A quick glance through the ingredients and you might think you’re setting off to make a tomato salad of some sort. All that’s missing is some basil! But trust me on this, once you try it, you will be sold. I followed Chinmayie’s recipe all the way, except for the addition of cinnamon, because I didn’t have any on hand, and substituted apple cider vinegar with regular vinegar. But if you have either handy, go right ahead and use them. I’m sure your cake will only be that much better.
What I used
9″ springform pan, lined with parchment paper
1 1/2 cups of whole wheat flour
1 tsp baking powder
1 tsp baking soda
A pinch of salt
3/4 cup brown sugar
1 cup chopped tomatoes (4 medium tomatoes)
1/2 cup olive oil
3 tbsp vinegar (Chinmayie used apple cider vinegar, but I only had white vinegar, which she confirmed would work just as well)
How I made it
I blanched my tomatoes first, by boiling a pot of water and dunking the tomatoes for 20-25 seconds, and running them under cold water. The skin peeled back easily and when they had cooled, I scooped out the seeds and chopped the flesh finely.
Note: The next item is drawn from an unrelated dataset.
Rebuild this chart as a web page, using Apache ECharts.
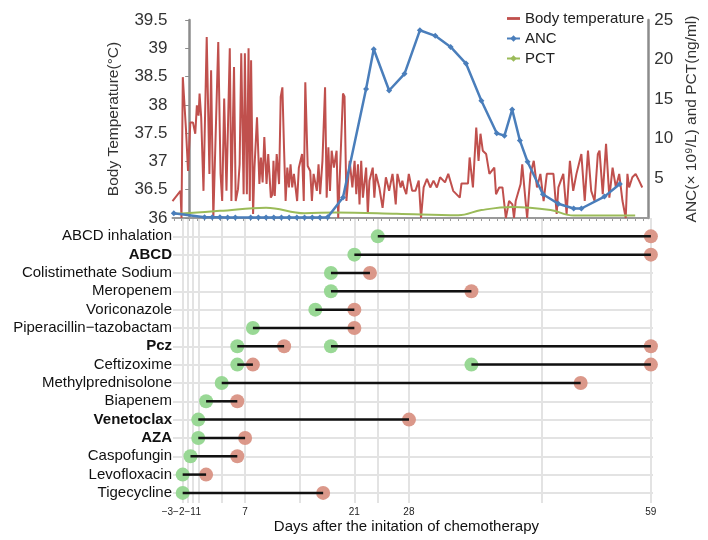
<!DOCTYPE html>
<html><head><meta charset="utf-8">
<script src="https://cdn.jsdelivr.net/npm/echarts@6/dist/echarts.min.js"></script>
<style>html,body{margin:0;padding:0;background:#fff}#c{width:708px;height:540px}</style>
</head><body><div id="c"></div>
<script>
// ---- top panel data (x in days after the initiation of chemotherapy) ----
const tempDays = [-2.17,-1.13,-1.0,-0.83,-0.41,-0.15,0.15,0.49,0.79,1.0,1.22,1.35,1.56,1.86,2.28,2.63,2.85,3.14,3.78,4.08,4.29,4.55,4.85,5.28,5.49,5.83,6.05,6.35,6.56,6.77,7.08,7.24,7.5,7.72,7.88,8.05,8.31,8.49,8.82,9.13,9.33,9.55,9.77,10.06,10.28,10.62,10.83,10.96,11.13,11.38,11.69,11.9,12.12,12.33,12.54,12.76,12.97,13.18,13.4,13.62,14.04,14.26,14.68,14.9,15.1,15.41,15.74,15.96,16.18,16.6,16.82,17.03,17.33,17.67,17.88,18.1,18.31,18.53,18.82,19.17,19.38,20.0,20.2,20.45,20.87,21.22,21.51,21.73,21.95,22.15,22.37,22.59,23.01,23.23,23.44,23.87,24.08,24.29,24.72,25.15,25.58,26.0,26.44,26.64,26.86,27.08,27.5,27.72,27.92,28.23,28.56,29.0,29.42,29.85,30.15,30.49,30.92,31.35,31.77,32.21,32.63,33.27,33.69,34.33,35.19,35.41,36.26,36.47,36.9,37.33,37.63,37.88,38.18,38.62,39.04,39.68,39.9,40.32,40.74,41.18,41.6,42.03,42.24,42.46,43.1,43.31,43.74,43.95,44.38,44.81,45.23,45.67,46.09,46.51,46.95,47.37,47.79,48.01,48.65,49.08,49.51,49.94,50.36,51.0,51.44,51.86,52.28,52.72,53.14,53.36,53.78,54.21,54.64,55.06,55.49,55.92,56.35,56.77,56.99,57.21,57.63,58.06,58.5,58.92];
const tempValues = [36.30,36.48,36.00,38.49,37.55,36.83,37.69,37.69,37.49,37.99,37.81,38.20,37.78,36.48,39.20,36.78,38.61,36.00,39.11,36.78,36.30,38.11,36.48,39.00,36.30,38.67,36.30,36.51,36.95,38.91,36.42,38.91,36.42,39.00,36.30,38.79,36.07,36.89,37.78,36.60,37.07,36.63,37.43,36.60,37.13,36.36,36.42,37.01,36.39,37.13,36.60,38.14,38.31,37.25,36.30,36.89,36.54,36.95,36.54,36.78,36.30,36.89,37.13,36.30,38.40,36.92,36.83,36.30,36.78,36.48,36.95,36.42,37.01,38.31,36.36,37.25,36.48,37.19,36.89,37.19,36.00,38.20,38.15,36.30,37.01,36.54,37.01,36.42,36.95,36.24,37.01,36.36,36.89,36.07,36.66,36.89,36.36,36.78,36.54,36.18,36.72,36.48,36.78,36.54,36.24,36.78,36.54,36.66,36.54,36.42,36.78,36.48,36.48,36.66,36.00,36.54,36.69,36.54,36.66,36.54,36.72,36.63,36.78,36.48,36.36,36.61,36.61,37.07,36.54,37.60,37.01,37.49,37.19,37.13,36.78,36.89,36.42,36.54,36.54,36.00,36.30,36.24,36.00,36.30,36.60,36.95,36.30,36.00,36.78,37.01,36.54,36.78,36.30,36.78,36.78,36.78,36.07,36.54,36.78,36.07,37.01,36.48,36.78,37.13,36.30,37.19,36.48,36.30,37.13,37.19,36.42,37.31,36.36,36.89,36.54,36.78,36.30,36.00,36.78,36.54,36.72,36.78,36.66,36.54];
const ancDays = [-2,2,3,4,5,6,8,9,10,11,12,13,14,15,16,17,18,20,23,24,26,28,30,32,34,36,38,40,41,42,43,44,46,48,50,51,54,56];
const ancValues = [0.6,0.1,0.1,0.08,0.05,0.05,0.05,0.05,0.05,0.05,0.05,0.05,0.05,0.05,0.05,0.05,0.1,2.6,16.3,21.3,16.1,18.2,23.7,23.0,21.6,19.5,14.8,10.7,10.4,13.7,9.8,7.1,3.0,1.8,1.2,1.2,2.7,4.3];
const pctDays = [-2,4,10,15,19,27,35,38,42,47,50,58];
const pctValues = [0.5,0.9,1.3,0.6,0.7,0.55,0.35,1.0,1.4,1.0,0.3,0.3];

// ---- bottom panel data ----
const drugs = ['ABCD inhalation','ABCD','Colistimethate Sodium','Meropenem','Voriconazole','Piperacillin\u2212tazobactam','Pcz','Ceftizoxime','Methylprednisolone','Biapenem','Venetoclax','AZA','Caspofungin','Levofloxacin','Tigecycline'];
const boldDrugs = ['ABCD','Pcz','Venetoclax','AZA'];
const courseDrug  = ['ABCD inhalation','ABCD','Colistimethate Sodium','Meropenem','Voriconazole','Piperacillin\u2212tazobactam','Pcz','Pcz','Ceftizoxime','Ceftizoxime','Methylprednisolone','Biapenem','Venetoclax','AZA','Caspofungin','Levofloxacin','Tigecycline'];
const courseStart = [24,21,18,18,16,8,6,18,6,36,4,2,1,1,0,-1,-1];
const courseEnd   = [59,59,23,36,21,21,12,59,8,59,50,6,28,7,6,2,17];
const dayTickLabels = ['\u22123','\u22122','\u22121','1','7','21','28','59'];
const dayTickPos = [-2.96,-1.5,-0.04,1,7,21,28,59];
const dayGridLines = [-1,-0.3,0.35,1,4,7,14,21,24,28,45,59];

const FONT = '"Liberation Sans", Arial, sans-serif';
const chart = echarts.init(document.getElementById('c'), null, {renderer:'canvas'});
const topTicks = []; for (let d = -2; d <= 59; d++) topTicks.push(d);
const rowIdx = drugs.map((_, i) => i);
const courseRow = courseDrug.map(n => drugs.indexOf(n));

chart.setOption({
  animation: false,
  backgroundColor: '#fff',
  textStyle: {fontFamily: FONT},
  legend: {
    orient: 'vertical', left: 501, top: 6, itemGap: 5, itemWidth: 13, itemHeight: 8,
    textStyle: {fontSize: 15, color: '#222', fontFamily: FONT},
    data: [
      {name: 'Body temperature', icon: 'path://M0,0h12v2.6h-12z'},
      {name: 'ANC'},
      {name: 'PCT'}
    ]
  },
  grid: [
    {left: 172.5, right: 53, top: 20, height: 198},
    {left: 173, width: 480, top: 218, height: 285},
    {left: 160, width: 492.8, top: 503, height: 1}
  ],
  xAxis: [
    {gridIndex: 0, type: 'value', min: -2.17, max: 59.69,
     axisLine: {lineStyle: {color: '#9a9a9a', width: 2}},
     axisTick: {show: true, customValues: topTicks, length: 3, lineStyle: {color: '#9a9a9a', width: 1}},
     axisLabel: {show: false}, splitLine: {show: false}},
    {gridIndex: 1, type: 'value', min: -2.24, max: 59.27,
     axisLine: {show: false},
     axisTick: {show: true, customValues: dayGridLines, length: 3, lineStyle: {color: '#e3e3e3', width: 2}},
     axisLabel: {show: false},
     splitLine: {show: true, lineStyle: {color: '#e3e3e3', width: 2}}},
    {gridIndex: 2, type: 'value', min: -3.91, max: 59.27,
     axisLine: {show: false}, axisTick: {show: false}, splitLine: {show: false},
     axisLabel: {customValues: dayTickPos, fontSize: 10, color: '#222', margin: 3, fontFamily: FONT,
       formatter: v => { let b = 0; dayTickPos.forEach((p, i) => { if (Math.abs(p - v) < Math.abs(dayTickPos[b] - v)) b = i; }); return dayTickLabels[b]; }},
     name: 'Days after the initation of chemotherapy', nameLocation: 'middle', nameGap: 15,
     nameTextStyle: {fontSize: 15, color: '#111', fontFamily: FONT}}
  ],
  yAxis: [
    {gridIndex: 0, type: 'value', min: 36, max: 39.5, interval: 0.5,
     axisLine: {show: true, lineStyle: {color: '#8c8c8c', width: 2.5}},
     axisTick: {show: true, length: 4, lineStyle: {color: '#8c8c8c'}},
     axisLabel: {fontSize: 17, color: '#333', margin: 5, fontFamily: FONT},
     splitLine: {show: false},
     name: 'Body Temperature(\u00B0C)', nameLocation: 'middle', nameGap: 51, nameRotate: 90,
     nameTextStyle: {fontSize: 15.5, color: '#333', fontFamily: FONT}},
    {gridIndex: 0, type: 'value', position: 'right', min: 0, max: 25, interval: 5,
     axisLine: {show: true, lineStyle: {color: '#8c8c8c', width: 2.5}},
     axisTick: {show: false},
     axisLabel: {fontSize: 17, color: '#333', margin: 6, fontFamily: FONT, formatter: v => v === 0 ? '' : String(v)},
     splitLine: {show: false},
     name: 'ANC(\u00D7 10\u2079/L) and PCT(ng/ml)', nameLocation: 'middle', nameGap: 31, nameRotate: 90,
     nameTextStyle: {fontSize: 15.5, color: '#333', fontFamily: FONT}},
    {gridIndex: 1, type: 'value', inverse: true, min: -1.0, max: 14.55,
     axisLine: {show: false},
     axisTick: {show: false, customValues: rowIdx},
     splitLine: {show: true, lineStyle: {color: '#e3e3e3', width: 2}},
     axisLabel: {customValues: rowIdx, margin: 1, fontSize: 15, color: '#111', fontFamily: FONT,
       formatter: v => { const n = drugs[Math.round(v)]; return boldDrugs.includes(n) ? '{b|' + n + '}' : n; },
       rich: {b: {fontWeight: 'bold', fontSize: 15, color: '#111', fontFamily: FONT}}}},
    {gridIndex: 2, type: 'value', show: false, min: 0, max: 1}
  ],
  series: [
    {name: 'Body temperature', type: 'line', xAxisIndex: 0, yAxisIndex: 0, symbol: 'none',
     lineStyle: {color: '#c0504d', width: 2}, itemStyle: {color: '#c0504d'}, z: 2,
     data: tempDays.map((d, i) => [d, tempValues[i]])},
    {name: 'PCT', type: 'line', xAxisIndex: 0, yAxisIndex: 1, smooth: 0.4, symbol: 'diamond', showSymbol: false, symbolSize: 6,
     lineStyle: {color: '#9bbb59', width: 2}, itemStyle: {color: '#9bbb59'}, z: 3,
     data: pctDays.map((d, i) => [d, pctValues[i]])},
    {name: 'ANC', type: 'line', xAxisIndex: 0, yAxisIndex: 1, symbol: 'diamond', symbolSize: 6,
     lineStyle: {color: '#4a7ebb', width: 2.5}, itemStyle: {color: '#4a7ebb'}, z: 4,
     data: ancDays.map((d, i) => [d, ancValues[i]])},
    {type: 'scatter', xAxisIndex: 1, yAxisIndex: 2, symbolSize: 14, z: 2,
     itemStyle: {color: '#93d68f', opacity: 0.95},
     data: courseStart.map((s, i) => [s, courseRow[i]])},
    {type: 'scatter', xAxisIndex: 1, yAxisIndex: 2, symbolSize: 14, z: 2,
     itemStyle: {color: '#d99284', opacity: 0.95},
     data: courseEnd.map((e, i) => [e, courseRow[i]])},
    {type: 'custom', xAxisIndex: 1, yAxisIndex: 2, z: 5,
     encode: {x: [0, 1], y: 2},
     data: courseStart.map((s, i) => [s, courseEnd[i], courseRow[i]]),
     renderItem: (params, api) => {
       const p1 = api.coord([api.value(0), api.value(2)]);
       const p2 = api.coord([api.value(1), api.value(2)]);
       return {type: 'line', shape: {x1: p1[0], y1: p1[1], x2: p2[0], y2: p2[1]}, style: {stroke: '#111', lineWidth: 2.5}};
     }}
  ]
});
</script></body></html>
Then, I tipped the tomatoes into the flour and mixed well. This cake batter is quite unlike regular cake batter. It mixed more like cookie dough and was far from pouring consistency. It is clumpy and holds together like dough.
The parchment paper peeled off like a dream and revealed a perfectly golden crust. This cake is a surprise in every way. You expect it to be dense and heavy, but it is airy and moist. Crumbly, and dotted with sweet red bits of tomato, this one is going to be a repeat at my place.
What I love about it is it manages beautifully without eggs and butter, making me feel less guilty, and doesn’t leave you feeling sick with a sugar rush. The brown sugar is caramely and gives the cake a deep brown hue.
Next time around I’m going to:
- Ensure I have cinnamon on hand
- Try using Balsamic or Apple Cider vinegar instead of regular vinegar
- Chop the tomatoes in slightly bigger chunks
- Grind the brown sugar a little bit so it is crunchy but better amalgamated
- Try an option with carrots and maybe beetroots the next time!
This is the kind of baking I see myself going back to, time and again. Easy to find ingredients, quick two-bowl preparations — deceptively simple preparation, but with excellent results. If boho-hipster cooking isn’t a category yet, I think Chinmayie’s alternative look at baking could very well be a beginning!